M.Sc Thesis | |

M.Sc Student | Dina Michal |
---|---|

Subject | Spectrally Arbitrary Patterns |

Department | Department of Mathematics |

Supervisors | PROFESSOR EMERITUS Abraham Berman |

PROFESSOR EMERITUS Daniel Hershkowitz |

A *sign pattern matrix** *is
a matrix which has + ,- or 0 as its entries.

If *S* = (*s*_{ij})
is an *n×n* sign pattern matrix then the sign pattern class of *S*
is

Q(*S*) = { *A* = (*a*_{ij})
in *M*_{n}*(*R*)* : sgn(*a*_{ij}) = *s*_{ij}
for all i,j }, where *M*_{n}*(*R*)* is the set of all *n×n*
matrices over R and sgn(*a*_{ij}) is the sign of the number *a*_{ij}.

An *n×n* sign pattern matrix *S*,
where *n≥*2, is called *spectrally arbitrary pattern* *(SAP)*
if given any monic polynomial *p(x)* of degree *n* with real coefficients,
there is a matrix *A* in *Q(S)* such that the characteristic
polynomial of *A* is *p(x).*

A sign pattern *B *= (*b*_{ij})
is a *superpattern* of a sign pattern *A* = (*a*_{ij})
if *b*_{ij} = *a*_{ij} whenever *a*_{ij}≠0.
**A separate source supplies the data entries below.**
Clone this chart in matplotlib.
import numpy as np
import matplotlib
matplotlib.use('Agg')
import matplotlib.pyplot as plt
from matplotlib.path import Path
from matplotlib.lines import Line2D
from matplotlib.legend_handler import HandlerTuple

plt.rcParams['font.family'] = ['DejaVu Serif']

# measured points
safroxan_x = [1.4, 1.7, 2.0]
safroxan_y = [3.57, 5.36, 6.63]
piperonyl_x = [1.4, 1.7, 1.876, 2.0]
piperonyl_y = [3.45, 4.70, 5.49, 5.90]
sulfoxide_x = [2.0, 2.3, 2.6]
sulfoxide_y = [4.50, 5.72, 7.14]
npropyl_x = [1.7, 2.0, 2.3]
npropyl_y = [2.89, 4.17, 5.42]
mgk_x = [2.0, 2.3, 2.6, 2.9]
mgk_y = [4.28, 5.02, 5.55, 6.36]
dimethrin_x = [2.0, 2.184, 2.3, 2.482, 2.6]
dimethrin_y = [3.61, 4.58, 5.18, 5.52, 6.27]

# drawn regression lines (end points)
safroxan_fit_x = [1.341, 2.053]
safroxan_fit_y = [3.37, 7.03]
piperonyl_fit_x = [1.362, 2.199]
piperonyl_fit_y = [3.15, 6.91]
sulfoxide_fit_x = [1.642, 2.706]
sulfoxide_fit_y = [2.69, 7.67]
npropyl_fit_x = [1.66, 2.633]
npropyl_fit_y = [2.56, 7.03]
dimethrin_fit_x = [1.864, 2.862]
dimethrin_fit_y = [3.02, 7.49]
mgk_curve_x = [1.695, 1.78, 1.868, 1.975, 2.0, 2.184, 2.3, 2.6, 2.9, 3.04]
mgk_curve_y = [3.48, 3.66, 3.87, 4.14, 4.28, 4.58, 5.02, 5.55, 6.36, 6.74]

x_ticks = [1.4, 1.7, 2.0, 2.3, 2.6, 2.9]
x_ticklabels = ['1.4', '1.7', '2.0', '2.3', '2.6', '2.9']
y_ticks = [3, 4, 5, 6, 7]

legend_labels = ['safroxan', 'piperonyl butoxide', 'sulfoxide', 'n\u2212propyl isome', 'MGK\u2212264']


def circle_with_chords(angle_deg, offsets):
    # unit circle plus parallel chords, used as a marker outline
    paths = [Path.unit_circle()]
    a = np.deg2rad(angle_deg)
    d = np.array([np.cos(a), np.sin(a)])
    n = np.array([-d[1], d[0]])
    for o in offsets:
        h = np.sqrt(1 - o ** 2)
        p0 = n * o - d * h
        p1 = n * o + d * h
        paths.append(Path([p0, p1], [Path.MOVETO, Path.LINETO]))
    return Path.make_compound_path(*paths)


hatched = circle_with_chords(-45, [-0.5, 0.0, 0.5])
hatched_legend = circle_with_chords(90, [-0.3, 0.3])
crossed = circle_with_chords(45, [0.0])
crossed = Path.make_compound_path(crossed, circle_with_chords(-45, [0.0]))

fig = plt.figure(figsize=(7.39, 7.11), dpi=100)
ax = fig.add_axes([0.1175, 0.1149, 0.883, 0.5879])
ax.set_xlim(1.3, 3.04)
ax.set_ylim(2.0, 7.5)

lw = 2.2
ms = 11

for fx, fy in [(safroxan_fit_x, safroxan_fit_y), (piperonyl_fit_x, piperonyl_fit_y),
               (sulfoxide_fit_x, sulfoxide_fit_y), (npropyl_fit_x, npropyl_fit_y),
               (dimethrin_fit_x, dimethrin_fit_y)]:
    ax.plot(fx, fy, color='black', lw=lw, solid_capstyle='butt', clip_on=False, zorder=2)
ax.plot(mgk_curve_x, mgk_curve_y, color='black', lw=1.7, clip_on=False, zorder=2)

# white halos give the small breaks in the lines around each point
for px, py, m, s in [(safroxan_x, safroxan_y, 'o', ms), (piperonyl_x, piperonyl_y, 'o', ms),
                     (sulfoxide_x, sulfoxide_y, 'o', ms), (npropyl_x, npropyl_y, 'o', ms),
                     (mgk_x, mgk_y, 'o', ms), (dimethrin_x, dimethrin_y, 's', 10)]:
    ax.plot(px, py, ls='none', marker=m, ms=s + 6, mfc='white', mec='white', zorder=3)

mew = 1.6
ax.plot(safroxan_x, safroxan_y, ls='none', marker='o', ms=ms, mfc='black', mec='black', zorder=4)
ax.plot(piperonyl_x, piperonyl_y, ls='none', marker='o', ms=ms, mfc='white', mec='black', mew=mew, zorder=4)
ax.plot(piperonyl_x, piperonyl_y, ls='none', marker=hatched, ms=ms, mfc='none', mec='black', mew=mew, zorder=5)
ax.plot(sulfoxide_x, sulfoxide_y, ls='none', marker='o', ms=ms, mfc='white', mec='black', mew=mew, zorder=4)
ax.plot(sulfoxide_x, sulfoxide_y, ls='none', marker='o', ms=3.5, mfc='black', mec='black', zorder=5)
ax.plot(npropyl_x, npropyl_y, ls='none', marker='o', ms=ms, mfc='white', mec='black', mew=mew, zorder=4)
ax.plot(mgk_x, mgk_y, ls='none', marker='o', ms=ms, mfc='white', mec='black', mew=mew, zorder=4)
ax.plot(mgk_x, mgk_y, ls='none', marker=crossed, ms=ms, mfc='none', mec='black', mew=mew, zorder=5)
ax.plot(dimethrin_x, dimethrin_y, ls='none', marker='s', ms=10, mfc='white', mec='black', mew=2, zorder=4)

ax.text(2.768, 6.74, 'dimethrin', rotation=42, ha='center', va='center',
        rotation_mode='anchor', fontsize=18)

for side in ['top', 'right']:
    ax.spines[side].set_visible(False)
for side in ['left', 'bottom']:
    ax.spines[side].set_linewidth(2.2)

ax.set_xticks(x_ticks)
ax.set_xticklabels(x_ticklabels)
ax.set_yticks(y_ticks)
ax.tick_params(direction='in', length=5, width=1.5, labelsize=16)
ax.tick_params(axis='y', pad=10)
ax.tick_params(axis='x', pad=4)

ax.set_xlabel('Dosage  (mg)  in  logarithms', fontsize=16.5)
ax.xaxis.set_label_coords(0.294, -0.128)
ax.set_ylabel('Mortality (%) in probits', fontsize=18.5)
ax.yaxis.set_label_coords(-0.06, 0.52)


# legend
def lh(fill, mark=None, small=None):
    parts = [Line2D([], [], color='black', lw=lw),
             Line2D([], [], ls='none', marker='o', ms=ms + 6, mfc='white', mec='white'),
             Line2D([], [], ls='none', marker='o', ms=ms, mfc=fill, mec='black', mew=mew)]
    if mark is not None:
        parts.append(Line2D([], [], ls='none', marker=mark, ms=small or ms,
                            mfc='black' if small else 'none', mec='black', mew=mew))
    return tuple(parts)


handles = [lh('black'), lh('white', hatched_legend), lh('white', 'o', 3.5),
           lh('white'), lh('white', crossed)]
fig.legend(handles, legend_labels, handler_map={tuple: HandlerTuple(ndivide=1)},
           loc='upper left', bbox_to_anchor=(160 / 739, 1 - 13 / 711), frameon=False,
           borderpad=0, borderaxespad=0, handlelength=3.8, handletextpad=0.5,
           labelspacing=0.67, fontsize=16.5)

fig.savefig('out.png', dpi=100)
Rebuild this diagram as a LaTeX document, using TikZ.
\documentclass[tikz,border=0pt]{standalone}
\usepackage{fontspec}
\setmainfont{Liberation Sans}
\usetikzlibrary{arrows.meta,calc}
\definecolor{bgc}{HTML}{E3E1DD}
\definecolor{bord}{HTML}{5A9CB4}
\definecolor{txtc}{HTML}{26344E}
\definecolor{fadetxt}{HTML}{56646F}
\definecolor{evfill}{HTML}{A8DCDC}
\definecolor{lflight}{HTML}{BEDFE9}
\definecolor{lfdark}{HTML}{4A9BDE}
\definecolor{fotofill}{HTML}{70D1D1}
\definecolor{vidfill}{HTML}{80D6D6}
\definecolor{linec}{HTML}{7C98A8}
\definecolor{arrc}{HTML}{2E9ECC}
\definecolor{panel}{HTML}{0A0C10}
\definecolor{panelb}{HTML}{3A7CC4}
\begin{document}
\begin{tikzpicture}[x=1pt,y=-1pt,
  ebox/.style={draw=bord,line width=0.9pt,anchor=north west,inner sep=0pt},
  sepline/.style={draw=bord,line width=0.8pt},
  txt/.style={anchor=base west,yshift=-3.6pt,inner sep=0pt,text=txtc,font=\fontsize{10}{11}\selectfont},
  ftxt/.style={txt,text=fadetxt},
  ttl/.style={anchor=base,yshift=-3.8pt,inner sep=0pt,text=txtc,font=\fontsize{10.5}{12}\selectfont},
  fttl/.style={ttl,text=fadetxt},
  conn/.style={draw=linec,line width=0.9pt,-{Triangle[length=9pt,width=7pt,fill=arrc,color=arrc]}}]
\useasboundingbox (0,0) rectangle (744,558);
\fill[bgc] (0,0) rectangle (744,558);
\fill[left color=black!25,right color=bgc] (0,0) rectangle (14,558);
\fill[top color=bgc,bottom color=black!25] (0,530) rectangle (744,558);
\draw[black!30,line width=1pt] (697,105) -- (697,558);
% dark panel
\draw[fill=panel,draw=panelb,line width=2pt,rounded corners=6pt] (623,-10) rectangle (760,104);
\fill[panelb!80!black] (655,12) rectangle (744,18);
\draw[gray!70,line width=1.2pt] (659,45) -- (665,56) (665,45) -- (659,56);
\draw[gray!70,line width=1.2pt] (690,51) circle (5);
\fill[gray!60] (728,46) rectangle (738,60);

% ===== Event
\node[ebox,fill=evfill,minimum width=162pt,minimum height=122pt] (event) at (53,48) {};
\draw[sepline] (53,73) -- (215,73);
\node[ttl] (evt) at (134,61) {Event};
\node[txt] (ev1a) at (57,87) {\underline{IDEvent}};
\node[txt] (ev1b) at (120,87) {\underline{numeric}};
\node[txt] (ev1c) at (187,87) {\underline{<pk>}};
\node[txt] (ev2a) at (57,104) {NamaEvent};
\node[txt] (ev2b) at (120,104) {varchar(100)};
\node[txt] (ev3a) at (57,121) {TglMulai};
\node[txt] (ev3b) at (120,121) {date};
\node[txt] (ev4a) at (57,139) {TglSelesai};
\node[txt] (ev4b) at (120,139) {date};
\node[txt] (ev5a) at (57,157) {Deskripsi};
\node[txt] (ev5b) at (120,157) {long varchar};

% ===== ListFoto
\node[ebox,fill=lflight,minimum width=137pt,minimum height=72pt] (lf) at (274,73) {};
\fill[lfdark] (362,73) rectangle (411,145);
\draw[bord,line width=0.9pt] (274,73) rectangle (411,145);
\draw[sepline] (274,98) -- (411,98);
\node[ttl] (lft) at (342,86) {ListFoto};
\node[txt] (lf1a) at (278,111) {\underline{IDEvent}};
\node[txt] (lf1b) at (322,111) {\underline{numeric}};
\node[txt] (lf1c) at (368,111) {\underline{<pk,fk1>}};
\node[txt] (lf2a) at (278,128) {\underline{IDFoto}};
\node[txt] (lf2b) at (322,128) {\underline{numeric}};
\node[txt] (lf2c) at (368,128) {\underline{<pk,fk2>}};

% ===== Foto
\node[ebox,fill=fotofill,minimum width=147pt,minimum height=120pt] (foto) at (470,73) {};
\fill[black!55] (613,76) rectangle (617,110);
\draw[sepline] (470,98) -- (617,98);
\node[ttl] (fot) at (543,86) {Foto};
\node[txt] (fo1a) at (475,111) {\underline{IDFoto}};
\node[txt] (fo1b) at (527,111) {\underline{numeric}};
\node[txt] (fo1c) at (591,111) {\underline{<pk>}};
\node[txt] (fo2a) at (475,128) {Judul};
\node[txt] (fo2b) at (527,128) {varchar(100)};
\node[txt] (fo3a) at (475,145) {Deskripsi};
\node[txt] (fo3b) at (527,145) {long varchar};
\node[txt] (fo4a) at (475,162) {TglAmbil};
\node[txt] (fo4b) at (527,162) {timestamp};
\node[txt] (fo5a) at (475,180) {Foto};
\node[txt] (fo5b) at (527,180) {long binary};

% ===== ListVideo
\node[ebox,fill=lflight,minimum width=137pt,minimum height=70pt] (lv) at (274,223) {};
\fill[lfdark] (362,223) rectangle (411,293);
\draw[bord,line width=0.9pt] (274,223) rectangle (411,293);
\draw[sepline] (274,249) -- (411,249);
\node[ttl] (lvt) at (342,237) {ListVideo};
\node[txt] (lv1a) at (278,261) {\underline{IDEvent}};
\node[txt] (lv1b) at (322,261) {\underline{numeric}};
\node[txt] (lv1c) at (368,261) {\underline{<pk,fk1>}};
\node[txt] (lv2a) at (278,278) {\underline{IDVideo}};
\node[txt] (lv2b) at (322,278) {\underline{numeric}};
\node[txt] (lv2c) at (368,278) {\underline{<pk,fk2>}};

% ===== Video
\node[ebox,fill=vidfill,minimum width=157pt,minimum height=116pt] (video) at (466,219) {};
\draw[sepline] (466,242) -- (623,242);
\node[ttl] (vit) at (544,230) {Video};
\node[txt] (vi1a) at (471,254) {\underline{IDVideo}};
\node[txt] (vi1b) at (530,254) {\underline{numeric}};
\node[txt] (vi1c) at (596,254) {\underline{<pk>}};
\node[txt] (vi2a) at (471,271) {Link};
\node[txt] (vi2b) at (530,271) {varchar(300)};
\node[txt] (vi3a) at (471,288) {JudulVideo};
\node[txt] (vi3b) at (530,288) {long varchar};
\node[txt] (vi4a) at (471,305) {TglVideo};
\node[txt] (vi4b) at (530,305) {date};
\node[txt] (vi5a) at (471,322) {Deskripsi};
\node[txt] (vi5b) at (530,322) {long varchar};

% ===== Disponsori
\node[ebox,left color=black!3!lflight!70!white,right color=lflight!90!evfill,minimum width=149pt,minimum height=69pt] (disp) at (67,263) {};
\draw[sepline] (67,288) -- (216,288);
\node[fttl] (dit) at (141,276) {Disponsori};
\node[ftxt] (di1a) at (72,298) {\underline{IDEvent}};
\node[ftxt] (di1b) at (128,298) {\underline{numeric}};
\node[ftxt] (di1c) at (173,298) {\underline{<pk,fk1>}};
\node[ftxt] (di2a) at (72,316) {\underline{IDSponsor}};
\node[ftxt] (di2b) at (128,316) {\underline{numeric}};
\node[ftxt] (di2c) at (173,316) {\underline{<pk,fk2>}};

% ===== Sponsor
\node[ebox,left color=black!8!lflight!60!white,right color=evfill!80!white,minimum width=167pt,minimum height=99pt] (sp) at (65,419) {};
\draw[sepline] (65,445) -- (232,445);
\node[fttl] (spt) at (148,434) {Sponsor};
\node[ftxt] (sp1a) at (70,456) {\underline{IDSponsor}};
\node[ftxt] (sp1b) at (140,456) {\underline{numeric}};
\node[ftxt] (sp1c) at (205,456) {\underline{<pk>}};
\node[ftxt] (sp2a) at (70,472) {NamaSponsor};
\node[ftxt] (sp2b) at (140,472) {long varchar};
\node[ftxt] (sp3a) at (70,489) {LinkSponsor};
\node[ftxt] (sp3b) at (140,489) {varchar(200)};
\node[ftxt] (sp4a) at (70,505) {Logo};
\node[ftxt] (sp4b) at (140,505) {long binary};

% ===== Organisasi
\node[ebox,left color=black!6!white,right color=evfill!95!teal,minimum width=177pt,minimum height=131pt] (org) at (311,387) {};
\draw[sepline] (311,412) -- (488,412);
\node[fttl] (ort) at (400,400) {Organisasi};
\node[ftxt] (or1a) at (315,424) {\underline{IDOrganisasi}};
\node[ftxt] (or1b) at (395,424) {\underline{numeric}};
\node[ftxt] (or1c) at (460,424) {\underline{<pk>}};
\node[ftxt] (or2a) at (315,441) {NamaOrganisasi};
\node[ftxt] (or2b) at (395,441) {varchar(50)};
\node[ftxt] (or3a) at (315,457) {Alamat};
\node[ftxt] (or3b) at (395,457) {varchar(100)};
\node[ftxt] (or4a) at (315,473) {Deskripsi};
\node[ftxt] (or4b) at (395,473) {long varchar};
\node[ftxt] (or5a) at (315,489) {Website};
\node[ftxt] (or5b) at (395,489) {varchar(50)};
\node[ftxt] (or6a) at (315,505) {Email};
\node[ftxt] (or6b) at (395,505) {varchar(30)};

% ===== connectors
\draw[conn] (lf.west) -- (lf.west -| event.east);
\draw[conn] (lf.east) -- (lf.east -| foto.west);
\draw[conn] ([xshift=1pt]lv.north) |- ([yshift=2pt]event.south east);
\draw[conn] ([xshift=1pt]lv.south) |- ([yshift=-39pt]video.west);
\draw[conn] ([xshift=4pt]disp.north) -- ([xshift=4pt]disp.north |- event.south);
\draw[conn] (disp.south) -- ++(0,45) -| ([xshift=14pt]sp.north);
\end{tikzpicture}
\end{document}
A sign pattern *A* is *minimally
spectrally arbitrary pattern (MSAP)* if it is spectrally arbitrary but is
not spectrally arbitrary if any nonzero entry of *A* is replaced by zero.

Two sign patterns *A* and *B*
are *equivalent* if *B* may be obtained from *A* by some
combination of negation, transposition, permutation similarity and signature
similarity. It is known that if *A* and *B* are two equivalent sign
patterns then *A* is a SAP iff *B* is a SAP.

A *combinatorially symmetric*
sign pattern matrix is a square sign pattern matrix *A* where *a*_{ij}
≠ 0 iff *a*_{ji} ≠ 0.

A *tree sign pattern (t.s.p.)*
matrix is a combinatorially symmetric sign pattern matrix whose undirected
graph is a tree (possibly with loops).

In the thesis we describe the Nilpotent-Jacobian Method which is used for proving that a certain sign pattern, as well as all of its superpatterns, are SAPs and give an overview of the sign patterns which are known to be SAPs/MSAPs.

We then refer to the tree sign
patterns. We give basic properties of the spectrally arbitrary tree sign
patterns and give an overview of the classification of the 2×2, 3×3* *and 4×4
spectrally arbitrary t.s.p..

**The new results in the thesis are:**

• New patterns are proven to be SAPs. In order to verify that those patterns are not equivalent to any of the known SAPs, I use a new result which enables us to verify that two sign patterns are not equivalent.

• A classification of all the 5×5 spectrally arbitrary tridiagonal t.s.p., excluding three patterns. The concept of Grobner Bases is used in this classification.